In 2004, just as the season was about to get under way the Dodgers acquired Jayson Werth from Toronto. In June of that year he became their regular centerfielder, demonstrating the power hitting and fielding skills he would later showcase elsewhere. In that year the Dodgers made their first post season appearance since 1996 and Werth started each of those playoff games. In the initial spring training game of 2005 the Marlins A. J. Burnett hit Werth with a pitch and fractured Jayson’s left wrist. Werth was able to come back for a time, but the injury, diagnosed as an avulsion fracture, did not heal and he wound up missing about half of the season. And even when he did play, the on going pain greatly effected his on field performance. After the season the Dodgers sent him to their hand specialist who performed an operation and it was expected that Werth would be ready for spring training in 2006.

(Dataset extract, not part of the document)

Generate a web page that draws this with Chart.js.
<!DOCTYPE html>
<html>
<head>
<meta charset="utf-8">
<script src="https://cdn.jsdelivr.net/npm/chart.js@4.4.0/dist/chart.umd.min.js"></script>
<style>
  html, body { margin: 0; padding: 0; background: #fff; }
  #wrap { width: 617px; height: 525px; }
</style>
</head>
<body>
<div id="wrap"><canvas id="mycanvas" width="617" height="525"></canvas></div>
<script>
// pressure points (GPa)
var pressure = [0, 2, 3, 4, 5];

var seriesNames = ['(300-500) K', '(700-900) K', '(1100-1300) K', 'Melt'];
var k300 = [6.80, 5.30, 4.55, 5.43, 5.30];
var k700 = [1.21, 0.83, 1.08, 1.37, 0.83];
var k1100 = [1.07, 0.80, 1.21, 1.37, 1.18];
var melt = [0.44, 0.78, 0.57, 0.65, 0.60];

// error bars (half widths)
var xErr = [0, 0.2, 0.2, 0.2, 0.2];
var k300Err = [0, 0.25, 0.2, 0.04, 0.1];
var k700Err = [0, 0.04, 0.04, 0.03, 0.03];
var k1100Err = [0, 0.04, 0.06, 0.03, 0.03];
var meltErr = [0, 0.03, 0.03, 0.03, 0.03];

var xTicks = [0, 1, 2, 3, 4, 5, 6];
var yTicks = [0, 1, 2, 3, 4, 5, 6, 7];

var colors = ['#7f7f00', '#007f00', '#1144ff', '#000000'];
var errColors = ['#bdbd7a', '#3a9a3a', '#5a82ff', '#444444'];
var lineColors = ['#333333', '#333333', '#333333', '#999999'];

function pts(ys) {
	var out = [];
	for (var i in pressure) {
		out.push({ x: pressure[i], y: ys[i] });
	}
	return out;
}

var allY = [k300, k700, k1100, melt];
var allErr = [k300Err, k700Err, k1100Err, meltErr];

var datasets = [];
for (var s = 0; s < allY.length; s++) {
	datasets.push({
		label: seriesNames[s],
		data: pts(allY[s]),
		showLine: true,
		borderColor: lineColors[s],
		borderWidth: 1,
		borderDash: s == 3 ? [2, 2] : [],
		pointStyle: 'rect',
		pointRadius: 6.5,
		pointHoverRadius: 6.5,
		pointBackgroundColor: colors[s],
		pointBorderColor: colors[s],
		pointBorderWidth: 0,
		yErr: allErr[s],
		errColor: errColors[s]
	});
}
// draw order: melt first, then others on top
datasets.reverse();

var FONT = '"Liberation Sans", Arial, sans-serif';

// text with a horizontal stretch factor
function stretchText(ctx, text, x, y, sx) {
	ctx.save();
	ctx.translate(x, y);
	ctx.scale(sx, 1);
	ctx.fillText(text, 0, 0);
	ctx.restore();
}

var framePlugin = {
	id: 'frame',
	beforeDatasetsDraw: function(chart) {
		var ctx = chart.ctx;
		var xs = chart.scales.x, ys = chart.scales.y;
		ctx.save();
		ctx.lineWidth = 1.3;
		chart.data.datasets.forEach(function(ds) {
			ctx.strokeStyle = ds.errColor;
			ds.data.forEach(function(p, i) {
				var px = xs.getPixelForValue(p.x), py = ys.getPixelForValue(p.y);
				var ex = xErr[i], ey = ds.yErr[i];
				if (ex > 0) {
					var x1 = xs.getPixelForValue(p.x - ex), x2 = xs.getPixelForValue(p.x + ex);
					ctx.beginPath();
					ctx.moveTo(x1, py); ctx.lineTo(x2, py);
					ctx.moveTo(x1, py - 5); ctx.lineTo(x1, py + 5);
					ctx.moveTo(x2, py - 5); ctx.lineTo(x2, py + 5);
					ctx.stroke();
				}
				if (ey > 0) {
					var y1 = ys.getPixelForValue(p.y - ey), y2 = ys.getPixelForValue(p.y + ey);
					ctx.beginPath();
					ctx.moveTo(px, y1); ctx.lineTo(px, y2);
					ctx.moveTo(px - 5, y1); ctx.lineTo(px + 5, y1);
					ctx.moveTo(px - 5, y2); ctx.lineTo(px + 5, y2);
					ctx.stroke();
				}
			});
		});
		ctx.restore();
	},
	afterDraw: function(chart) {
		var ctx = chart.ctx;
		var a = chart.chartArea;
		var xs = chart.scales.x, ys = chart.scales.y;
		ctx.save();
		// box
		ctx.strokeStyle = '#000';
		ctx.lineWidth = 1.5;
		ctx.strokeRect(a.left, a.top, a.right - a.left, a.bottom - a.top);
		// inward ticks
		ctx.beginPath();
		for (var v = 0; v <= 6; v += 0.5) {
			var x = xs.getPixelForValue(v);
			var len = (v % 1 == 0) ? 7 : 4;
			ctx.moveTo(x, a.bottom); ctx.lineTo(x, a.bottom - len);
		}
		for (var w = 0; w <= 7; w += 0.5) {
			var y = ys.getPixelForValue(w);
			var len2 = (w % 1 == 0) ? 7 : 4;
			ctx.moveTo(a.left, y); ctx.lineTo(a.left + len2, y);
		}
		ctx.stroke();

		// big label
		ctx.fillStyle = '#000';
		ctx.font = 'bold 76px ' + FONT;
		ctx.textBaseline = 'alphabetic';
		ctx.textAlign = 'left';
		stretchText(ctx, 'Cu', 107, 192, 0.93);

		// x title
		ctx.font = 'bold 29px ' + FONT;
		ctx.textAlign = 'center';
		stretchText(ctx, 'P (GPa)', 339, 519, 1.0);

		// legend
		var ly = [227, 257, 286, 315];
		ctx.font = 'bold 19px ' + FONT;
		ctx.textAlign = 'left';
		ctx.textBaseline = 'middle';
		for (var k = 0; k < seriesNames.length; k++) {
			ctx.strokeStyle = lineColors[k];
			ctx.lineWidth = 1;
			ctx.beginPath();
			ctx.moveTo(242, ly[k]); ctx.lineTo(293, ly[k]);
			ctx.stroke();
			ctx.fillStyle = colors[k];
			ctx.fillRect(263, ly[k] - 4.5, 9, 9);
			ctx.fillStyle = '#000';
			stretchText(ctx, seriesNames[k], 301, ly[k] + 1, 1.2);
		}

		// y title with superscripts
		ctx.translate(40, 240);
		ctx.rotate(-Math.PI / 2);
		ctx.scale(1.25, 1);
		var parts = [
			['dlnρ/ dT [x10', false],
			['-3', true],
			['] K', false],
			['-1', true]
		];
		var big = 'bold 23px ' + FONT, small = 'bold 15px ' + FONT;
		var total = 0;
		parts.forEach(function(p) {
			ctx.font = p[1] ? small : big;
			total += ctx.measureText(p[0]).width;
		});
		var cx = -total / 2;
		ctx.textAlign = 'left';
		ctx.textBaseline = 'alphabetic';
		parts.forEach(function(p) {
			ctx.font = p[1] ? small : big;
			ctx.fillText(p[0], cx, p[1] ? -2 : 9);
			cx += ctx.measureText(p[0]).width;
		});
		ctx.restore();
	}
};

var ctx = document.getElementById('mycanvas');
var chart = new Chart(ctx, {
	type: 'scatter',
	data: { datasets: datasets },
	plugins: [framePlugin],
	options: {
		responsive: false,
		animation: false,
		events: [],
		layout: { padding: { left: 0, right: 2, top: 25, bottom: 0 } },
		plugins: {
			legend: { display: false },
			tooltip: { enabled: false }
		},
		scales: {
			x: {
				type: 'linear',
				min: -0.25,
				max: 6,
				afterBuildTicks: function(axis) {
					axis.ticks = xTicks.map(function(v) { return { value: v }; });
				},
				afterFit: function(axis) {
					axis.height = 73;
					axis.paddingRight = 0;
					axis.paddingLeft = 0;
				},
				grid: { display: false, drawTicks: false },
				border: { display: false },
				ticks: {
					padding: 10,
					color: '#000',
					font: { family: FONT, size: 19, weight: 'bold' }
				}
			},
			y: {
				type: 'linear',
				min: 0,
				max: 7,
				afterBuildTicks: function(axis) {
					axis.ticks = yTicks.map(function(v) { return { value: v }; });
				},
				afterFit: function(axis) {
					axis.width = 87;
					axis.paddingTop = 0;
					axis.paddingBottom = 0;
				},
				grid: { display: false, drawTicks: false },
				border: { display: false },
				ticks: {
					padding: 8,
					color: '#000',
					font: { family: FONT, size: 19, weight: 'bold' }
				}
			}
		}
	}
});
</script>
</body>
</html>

2006 rolled around but the pain continued, and after trying very hard to play Werth found himself still unable to perform on the field. The Dodgers doctors re-examined Jayson and couldn’t find anything wrong. They told him just to keep himself in good shape and let them know when the pain subsided to the point where he could play again. As the weeks went on and no progress occurred Werth was sent out to get a raft of second opinions, treatments such as cortisone shots and various therapies, but nothing seemed to help. Eventually Jayson was sent home and told to return when healthy enough to play.
With August suddenly upon him and no improvement in his condition, Werth happened to run into a family friend, an orthopedic surgeon, who recommended he go to the Mayo Clinic and see a wrist specialist. At the clinic Dr. Robert Berger examined Werth and determined that he had a condition that was often misdiagnosed, and had been in Werth’s case. The next day Berger performed surgery on what turned out to be a split tear in a wrist ligament. After 12 weeks combined of being in a cast and then subsequent rehabilitation, Werth was at last pain free.

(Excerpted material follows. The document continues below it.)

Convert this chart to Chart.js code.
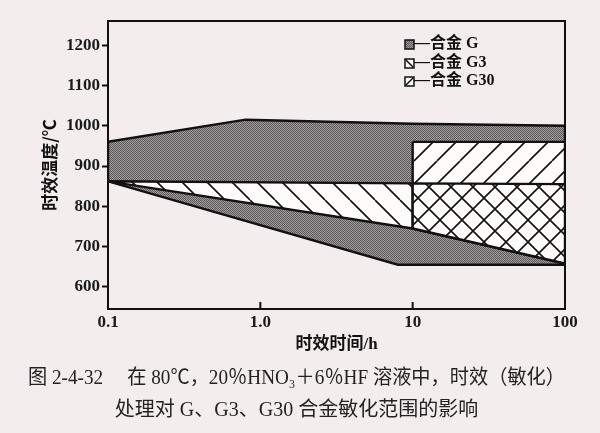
<!DOCTYPE html>
<html>
<head>
<meta charset="utf-8">
<script src="https://cdn.jsdelivr.net/npm/chart.js@4.4.1/dist/chart.umd.min.js"></script>
<style>
  html, body { margin: 0; padding: 0; background: #f3eeed; }
  #wrap { width: 600px; height: 433px; }
</style>
</head>
<body>
<div id="wrap"><canvas id="c"></canvas></div>
<script>
// 合金 G 敏化区（灰色）上下边界
const gTopX = [0.1, 0.8, 10, 100];
const gTopY = [960, 1015, 1005, 1000];
const gBottomX = [0.1, 8, 100];
const gBottomY = [862, 655, 655];
// G3 区上边界、中间分界线
const g3TopX = [0.1, 10, 100];
const g3TopY = [862, 857, 855];
const midX = [0.1, 10, 100];
const midY = [862, 745, 658];
// G30 区 (10~100 h) 上边界
const g30TopX = [10, 100];
const g30TopY = [960, 960];

const xTickValues = [0.1, 1, 10, 100];
const xTickLabels = ["0.1", "1.0", "10", "100"];
const yTickValues = [600, 700, 800, 900, 1000, 1100, 1200];

const legendLabels = ["—合金 G", "—合金 G3", "—合金 G30"];
const captionLines = [
  "图 2-4-32　 在 80℃，20％HNO₃＋6％HF 溶液中，时效（敏化）",
  "处理对 G、G3、G30 合金敏化范围的影响",
];

// 把 x/y 数组变成点
function pts(xs, ys) {
  return xs.map((x, i) => ({ x: x, y: ys[i] }));
}
// 上边界 + 反向下边界 => 封闭多边形
function poly(upper, lower) {
  const p = upper.concat(lower.slice().reverse());
  p.push(p[0]);
  return p;
}

// 填充图案
function makePattern(size, draw) {
  const c = document.createElement("canvas");
  c.width = size;
  c.height = size;
  draw(c.getContext("2d"), size);
  return c.getContext("2d").createPattern(c, "repeat");
}
const greyPattern = makePattern(2, (g) => {
  g.fillStyle = "#a29d9f";
  g.fillRect(0, 0, 2, 2);
  g.fillStyle = "#5c575a";
  g.fillRect(0, 0, 1, 1);
  g.fillRect(1, 1, 1, 1);
});
function hatch(size, dirs) {
  return makePattern(size, (g, s) => {
    g.fillStyle = "#fdfcfb";
    g.fillRect(0, 0, s, s);
    g.strokeStyle = "#111";
    g.lineWidth = 1.6;
    g.beginPath();
    for (const d of dirs) {
      for (let k = -1; k <= 1; k++) {
        if (d === "\\") {
          g.moveTo(k * s, 0);
          g.lineTo(k * s + s, s);
        } else {
          g.moveTo(k * s, s);
          g.lineTo(k * s + s, 0);
        }
      }
    }
    g.stroke();
  });
}
const g3Pattern = hatch(25, ["\\"]);
const g30Pattern = hatch(23, ["/"]);
const crossPattern = hatch(22, ["\\", "/"]);

const gPoly = poly(pts(gTopX, gTopY), pts(gBottomX, gBottomY));
const g3Poly = poly(pts(g3TopX, g3TopY), pts(midX, midY));
const g30Poly = poly(pts(g30TopX, g30TopY), pts(midX, midY).filter((p) => p.x >= 10));
const crossPoly = poly(
  pts(g3TopX, g3TopY).filter((p) => p.x >= 10),
  pts(midX, midY).filter((p) => p.x >= 10)
);

function area(label, data, bg, order) {
  return {
    label: label,
    data: data,
    showLine: true,
    fill: "shape",
    backgroundColor: bg,
    borderColor: "#111",
    borderWidth: 2.4,
    pointRadius: 0,
    tension: 0,
    order: order,
  };
}

// 边框、内向刻度、图例
const framePlugin = {
  id: "frame",
  afterDatasetsDraw(chart) {
    const ctx = chart.ctx;
    const { left, right, top, bottom } = chart.chartArea;
    const xs = chart.scales.x;
    ctx.save();
    ctx.strokeStyle = "#111";
    ctx.lineWidth = 2;
    ctx.beginPath();
    ctx.moveTo(left, top);
    ctx.lineTo(right, top);
    ctx.lineTo(right, bottom);
    xTickValues.slice(1, -1).forEach((v) => {
      const px = xs.getPixelForValue(v);
      ctx.moveTo(px, bottom);
      ctx.lineTo(px, bottom - 7);
    });
    ctx.stroke();

    // 图例
    const fills = [greyPattern, "#fdfcfb", "#fdfcfb"];
    const lx = 405;
    const ly = [44, 63, 81];
    ctx.font = 'bold 16px "Liberation Serif", "Noto Sans CJK SC"';
    ctx.textBaseline = "middle";
    legendLabels.forEach((t, i) => {
      const y = ly[i];
      ctx.fillStyle = fills[i];
      ctx.fillRect(lx, y - 4, 9, 9);
      ctx.lineWidth = 1.5;
      ctx.beginPath();
      if (i === 1) {
        ctx.moveTo(lx + 1, y - 3);
        ctx.lineTo(lx + 8, y + 4);
      } else if (i === 2) {
        ctx.moveTo(lx + 1, y + 4);
        ctx.lineTo(lx + 8, y - 3);
      }
      ctx.stroke();
      ctx.strokeRect(lx, y - 4, 9, 9);
      ctx.fillStyle = "#111";
      ctx.fillText(t, lx + 9, y);
    });
    ctx.restore();
  },
};

new Chart(document.getElementById("c"), {
  type: "scatter",
  data: {
    datasets: [
      area("合金 G", gPoly, greyPattern, 4),
      area("合金 G3", g3Poly, g3Pattern, 3),
      area("合金 G30", g30Poly, g30Pattern, 2),
      area("G3+G30", crossPoly, crossPattern, 1),
    ],
  },
  options: {
    responsive: true,
    maintainAspectRatio: false,
    animation: false,
    events: [],
    layout: { padding: { top: 21, right: 35, left: 28, bottom: 0 } },
    plugins: {
      legend: { display: false },
      tooltip: { enabled: false },
      title: {
        display: true,
        position: "bottom",
        text: captionLines,
        color: "#222",
        font: {
          family: '"Liberation Serif", "Noto Sans CJK SC"',
          size: 20,
          weight: "normal",
          lineHeight: 1.6,
        },
        padding: { top: 4, bottom: 6 },
      },
    },
    scales: {
      x: {
        type: "logarithmic",
        min: 0.1,
        max: 100,
        afterBuildTicks: (s) => {
          s.ticks = xTickValues.map((v) => ({ value: v }));
        },
        afterFit: (s) => {
          s.height = 50;
        },
        ticks: {
          autoSkip: false,
          maxRotation: 0,
          padding: 3,
          color: "#1a1a1a",
          font: { family: '"Liberation Serif", serif', size: 17, weight: "bold" },
          callback: (v, i) => xTickLabels[i],
        },
        grid: { drawOnChartArea: false, drawTicks: false },
        border: { color: "#111", width: 2 },
        title: {
          display: true,
          text: "时效时间/h",
          color: "#111",
          font: { family: '"Liberation Serif", "Noto Sans CJK SC"', size: 17, weight: "bold" },
          padding: { top: 0, bottom: 4 },
        },
      },
      y: {
        min: 545,
        max: 1260,
        afterBuildTicks: (s) => {
          s.ticks = yTickValues.map((v) => ({ value: v }));
        },
        afterFit: (s) => {
          s.width = 80;
        },
        ticks: {
          padding: 2,
          color: "#1a1a1a",
          font: { family: '"Liberation Serif", serif', size: 17, weight: "bold" },
          callback: (v) => String(v),
        },
        grid: { drawOnChartArea: false, tickLength: 6, color: "#111", tickWidth: 2 },
        border: { color: "#111", width: 2 },
        title: {
          display: true,
          text: "时效温度/℃",
          color: "#111",
          font: { family: '"Noto Sans CJK SC"', size: 17, weight: "bold" },
          padding: { top: 11, bottom: 0 },
        },
      },
    },
  },
  plugins: [framePlugin],
});
</script>
</body>
</html>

He contacted the Dodgers to tell them that he had finally found a doctor who had correctly diagnosed his problem and who was confident that the outfielder would recover fully. Though due to their great regard for his potential, the Dodgers had kept him on salary for 2 years, during which time he had played little, by this time the Dodgers had become convinced that Werth would never recover and released him. Contributing to that poor judgement on management’s part was the fact that the Dodgers had changed both the General Manager and the Manager coming into the 2006 season. And thus both those who best remembered what a healthy Werth was capable of, and those who were in the strongest position to argue for his continuing with the team, were no longer present. The Phils signed him in 2007 to a one year deal for a modest salary, and have reaped the benefits since.
So Phillies fans, you owe a great deal to the Dodgers team hand specialist for his misdiagnosis. And don’t boo A. J. Burnett too badly during the series, for he rendered an invaluable service as well. Were it not for the pitch he threw that resulted in Werth’s injury, Jayson would still mostly likely be roaming the outfield for the Dodgers and the Phillies would presently be awaiting spring training 2010. A Dodgers outfield of Werth, Ethier and Kemp would be among the most talented in baseball, and very probably the most athletic.

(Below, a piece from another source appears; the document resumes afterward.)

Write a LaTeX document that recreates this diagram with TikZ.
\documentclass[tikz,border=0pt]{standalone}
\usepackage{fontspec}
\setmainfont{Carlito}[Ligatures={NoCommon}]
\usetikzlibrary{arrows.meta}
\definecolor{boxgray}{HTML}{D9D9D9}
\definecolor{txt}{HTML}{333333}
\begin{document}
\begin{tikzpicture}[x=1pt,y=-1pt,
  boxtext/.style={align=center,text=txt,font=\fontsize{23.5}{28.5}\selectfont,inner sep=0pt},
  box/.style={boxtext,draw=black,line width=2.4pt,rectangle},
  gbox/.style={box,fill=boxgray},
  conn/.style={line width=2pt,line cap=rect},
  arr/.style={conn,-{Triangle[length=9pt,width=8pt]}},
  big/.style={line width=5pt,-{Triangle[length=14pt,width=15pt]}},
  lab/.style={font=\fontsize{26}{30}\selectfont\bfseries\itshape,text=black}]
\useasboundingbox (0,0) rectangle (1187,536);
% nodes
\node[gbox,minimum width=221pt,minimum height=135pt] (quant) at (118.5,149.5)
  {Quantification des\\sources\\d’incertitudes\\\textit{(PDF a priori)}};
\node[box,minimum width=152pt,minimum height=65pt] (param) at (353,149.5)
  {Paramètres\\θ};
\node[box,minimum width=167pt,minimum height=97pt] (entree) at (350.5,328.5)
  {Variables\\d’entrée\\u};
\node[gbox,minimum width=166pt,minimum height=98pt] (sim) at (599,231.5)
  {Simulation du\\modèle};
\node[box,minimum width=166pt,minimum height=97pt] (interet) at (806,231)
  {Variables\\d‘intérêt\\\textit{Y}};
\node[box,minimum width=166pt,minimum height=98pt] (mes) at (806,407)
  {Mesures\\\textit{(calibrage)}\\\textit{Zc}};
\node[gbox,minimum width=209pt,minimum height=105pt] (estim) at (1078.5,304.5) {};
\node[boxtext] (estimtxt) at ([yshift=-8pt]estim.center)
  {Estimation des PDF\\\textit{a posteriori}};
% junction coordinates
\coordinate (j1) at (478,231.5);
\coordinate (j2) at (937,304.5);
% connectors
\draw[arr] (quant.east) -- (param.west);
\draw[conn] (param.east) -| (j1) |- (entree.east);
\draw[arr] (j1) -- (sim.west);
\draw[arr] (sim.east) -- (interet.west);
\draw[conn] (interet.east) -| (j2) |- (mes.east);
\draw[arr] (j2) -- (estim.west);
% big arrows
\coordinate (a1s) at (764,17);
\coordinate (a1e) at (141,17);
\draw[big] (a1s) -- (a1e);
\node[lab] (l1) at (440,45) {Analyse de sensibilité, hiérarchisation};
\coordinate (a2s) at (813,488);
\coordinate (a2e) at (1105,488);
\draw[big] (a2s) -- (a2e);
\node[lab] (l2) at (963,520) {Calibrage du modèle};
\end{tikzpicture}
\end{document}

Sadly on April 13, 2009 the baseball world, and especially Phillies fans lost a great announcer and baseball man, Harry Kalas. For many years Harry worked with Phillies Hall of Fame ballplayer Richie Ashburn who passed on in 1997. Harry always referred to Ashburn as Whitey and the two men became great friends. I want to share two stories about this partnership, one was Harry’s favorite story about Whitey and the other is from my own experience.
Harry Kalas loved to tell this story about his old friend and booth mate, so here goes. “One of Whitey’s responsibilities when he was broadcasting for the Phillies was doing the pregame show, taping an interview with an opposing manager or player or coach. He’d take his tape recorder down to the clubhouse and get an interview and he’d come back up. He’d say, ‘Boys, that might be the best interview I ever had.’ He’d hand the tape machine to the technician and the tech would say, ‘Whitey, there’s nothing on here.’ I mean, if this happened once, it happened 50 times. “And Ashburn would then have to scramble out of the booth, go find the first warm body and try to do an interview for the pregame show.”